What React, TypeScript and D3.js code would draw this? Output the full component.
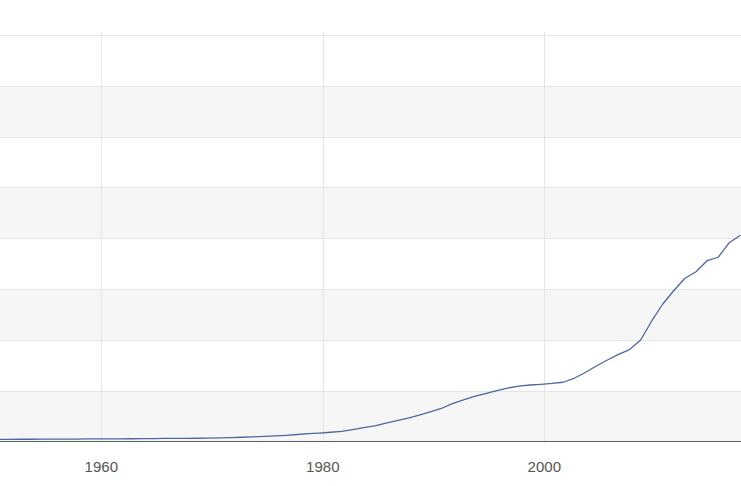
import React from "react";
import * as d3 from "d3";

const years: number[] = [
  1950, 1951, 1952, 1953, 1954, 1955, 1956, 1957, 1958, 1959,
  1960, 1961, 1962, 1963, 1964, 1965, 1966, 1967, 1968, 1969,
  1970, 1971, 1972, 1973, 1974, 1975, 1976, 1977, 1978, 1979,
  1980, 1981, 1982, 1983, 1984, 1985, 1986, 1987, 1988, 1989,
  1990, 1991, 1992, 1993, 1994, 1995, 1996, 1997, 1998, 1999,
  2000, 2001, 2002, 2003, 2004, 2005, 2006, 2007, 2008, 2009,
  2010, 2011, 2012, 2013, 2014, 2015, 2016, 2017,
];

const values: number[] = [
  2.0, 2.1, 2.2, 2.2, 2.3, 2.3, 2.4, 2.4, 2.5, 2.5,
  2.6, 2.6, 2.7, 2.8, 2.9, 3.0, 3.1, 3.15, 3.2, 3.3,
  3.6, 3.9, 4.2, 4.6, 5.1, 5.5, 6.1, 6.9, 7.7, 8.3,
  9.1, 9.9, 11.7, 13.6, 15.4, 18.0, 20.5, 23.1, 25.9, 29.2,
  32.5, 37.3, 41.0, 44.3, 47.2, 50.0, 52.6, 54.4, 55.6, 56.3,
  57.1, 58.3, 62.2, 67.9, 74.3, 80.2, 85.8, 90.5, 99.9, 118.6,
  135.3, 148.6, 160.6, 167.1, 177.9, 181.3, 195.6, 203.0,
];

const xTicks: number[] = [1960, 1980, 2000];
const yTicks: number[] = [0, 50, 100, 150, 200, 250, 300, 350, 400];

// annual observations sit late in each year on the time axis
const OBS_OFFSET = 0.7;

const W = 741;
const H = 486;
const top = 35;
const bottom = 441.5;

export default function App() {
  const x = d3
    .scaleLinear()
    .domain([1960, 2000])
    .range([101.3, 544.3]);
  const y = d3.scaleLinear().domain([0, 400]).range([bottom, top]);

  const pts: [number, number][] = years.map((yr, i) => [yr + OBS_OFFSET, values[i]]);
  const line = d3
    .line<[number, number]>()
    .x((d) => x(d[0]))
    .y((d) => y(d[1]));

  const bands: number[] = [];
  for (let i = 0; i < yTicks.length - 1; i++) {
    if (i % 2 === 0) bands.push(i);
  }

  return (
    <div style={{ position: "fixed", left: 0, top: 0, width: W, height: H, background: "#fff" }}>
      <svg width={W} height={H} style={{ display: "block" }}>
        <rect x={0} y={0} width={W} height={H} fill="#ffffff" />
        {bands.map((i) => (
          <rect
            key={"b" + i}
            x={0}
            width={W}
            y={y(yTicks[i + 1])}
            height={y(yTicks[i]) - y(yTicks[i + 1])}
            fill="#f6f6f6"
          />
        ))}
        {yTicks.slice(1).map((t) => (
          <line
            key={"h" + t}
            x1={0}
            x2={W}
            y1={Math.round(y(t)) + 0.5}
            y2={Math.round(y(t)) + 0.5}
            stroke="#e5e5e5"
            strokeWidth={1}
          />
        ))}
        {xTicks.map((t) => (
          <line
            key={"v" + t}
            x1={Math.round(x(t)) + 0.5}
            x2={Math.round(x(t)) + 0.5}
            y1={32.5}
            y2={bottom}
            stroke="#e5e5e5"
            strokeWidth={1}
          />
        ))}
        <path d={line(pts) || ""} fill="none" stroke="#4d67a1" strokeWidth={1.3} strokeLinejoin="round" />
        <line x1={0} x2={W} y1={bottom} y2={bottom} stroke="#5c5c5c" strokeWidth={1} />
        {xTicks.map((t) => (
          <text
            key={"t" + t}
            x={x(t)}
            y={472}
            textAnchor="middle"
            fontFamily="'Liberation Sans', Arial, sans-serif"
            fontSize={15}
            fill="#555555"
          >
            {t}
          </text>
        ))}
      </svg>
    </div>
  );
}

=====

Aim. From the material above, copy everything exactly but the pictures.

Full response.
What React, TypeScript and D3.js code would draw this? Output the full component.
import React from "react";
import * as d3 from "d3";

const years: number[] = [
  1950, 1951, 1952, 1953, 1954, 1955, 1956, 1957, 1958, 1959,
  1960, 1961, 1962, 1963, 1964, 1965, 1966, 1967, 1968, 1969,
  1970, 1971, 1972, 1973, 1974, 1975, 1976, 1977, 1978, 1979,
  1980, 1981, 1982, 1983, 1984, 1985, 1986, 1987, 1988, 1989,
  1990, 1991, 1992, 1993, 1994, 1995, 1996, 1997, 1998, 1999,
  2000, 2001, 2002, 2003, 2004, 2005, 2006, 2007, 2008, 2009,
  2010, 2011, 2012, 2013, 2014, 2015, 2016, 2017,
];

const values: number[] = [
  2.0, 2.1, 2.2, 2.2, 2.3, 2.3, 2.4, 2.4, 2.5, 2.5,
  2.6, 2.6, 2.7, 2.8, 2.9, 3.0, 3.1, 3.15, 3.2, 3.3,
  3.6, 3.9, 4.2, 4.6, 5.1, 5.5, 6.1, 6.9, 7.7, 8.3,
  9.1, 9.9, 11.7, 13.6, 15.4, 18.0, 20.5, 23.1, 25.9, 29.2,
  32.5, 37.3, 41.0, 44.3, 47.2, 50.0, 52.6, 54.4, 55.6, 56.3,
  57.1, 58.3, 62.2, 67.9, 74.3, 80.2, 85.8, 90.5, 99.9, 118.6,
  135.3, 148.6, 160.6, 167.1, 177.9, 181.3, 195.6, 203.0,
];

const xTicks: number[] = [1960, 1980, 2000];
const yTicks: number[] = [0, 50, 100, 150, 200, 250, 300, 350, 400];

// annual observations sit late in each year on the time axis
const OBS_OFFSET = 0.7;

const W = 741;
const H = 486;
const top = 35;
const bottom = 441.5;

export default function App() {
  const x = d3
    .scaleLinear()
    .domain([1960, 2000])
    .range([101.3, 544.3]);
  const y = d3.scaleLinear().domain([0, 400]).range([bottom, top]);

  const pts: [number, number][] = years.map((yr, i) => [yr + OBS_OFFSET, values[i]]);
  const line = d3
    .line<[number, number]>()
    .x((d) => x(d[0]))
    .y((d) => y(d[1]));

  const bands: number[] = [];
  for (let i = 0; i < yTicks.length - 1; i++) {
    if (i % 2 === 0) bands.push(i);
  }

  return (
    <div style={{ position: "fixed", left: 0, top: 0, width: W, height: H, background: "#fff" }}>
      <svg width={W} height={H} style={{ display: "block" }}>
        <rect x={0} y={0} width={W} height={H} fill="#ffffff" />
        {bands.map((i) => (
          <rect
            key={"b" + i}
            x={0}
            width={W}
            y={y(yTicks[i + 1])}
            height={y(yTicks[i]) - y(yTicks[i + 1])}
            fill="#f6f6f6"
          />
        ))}
        {yTicks.slice(1).map((t) => (
          <line
            key={"h" + t}
            x1={0}
            x2={W}
            y1={Math.round(y(t)) + 0.5}
            y2={Math.round(y(t)) + 0.5}
            stroke="#e5e5e5"
            strokeWidth={1}
          />
        ))}
        {xTicks.map((t) => (
          <line
            key={"v" + t}
            x1={Math.round(x(t)) + 0.5}
            x2={Math.round(x(t)) + 0.5}
            y1={32.5}
            y2={bottom}
            stroke="#e5e5e5"
            strokeWidth={1}
          />
        ))}
        <path d={line(pts) || ""} fill="none" stroke="#4d67a1" strokeWidth={1.3} strokeLinejoin="round" />
        <line x1={0} x2={W} y1={bottom} y2={bottom} stroke="#5c5c5c" strokeWidth={1} />
        {xTicks.map((t) => (
          <text
            key={"t" + t}
            x={x(t)}
            y={472}
            textAnchor="middle"
            fontFamily="'Liberation Sans', Arial, sans-serif"
            fontSize={15}
            fill="#555555"
          >
            {t}
          </text>
        ))}
      </svg>
    </div>
  );
}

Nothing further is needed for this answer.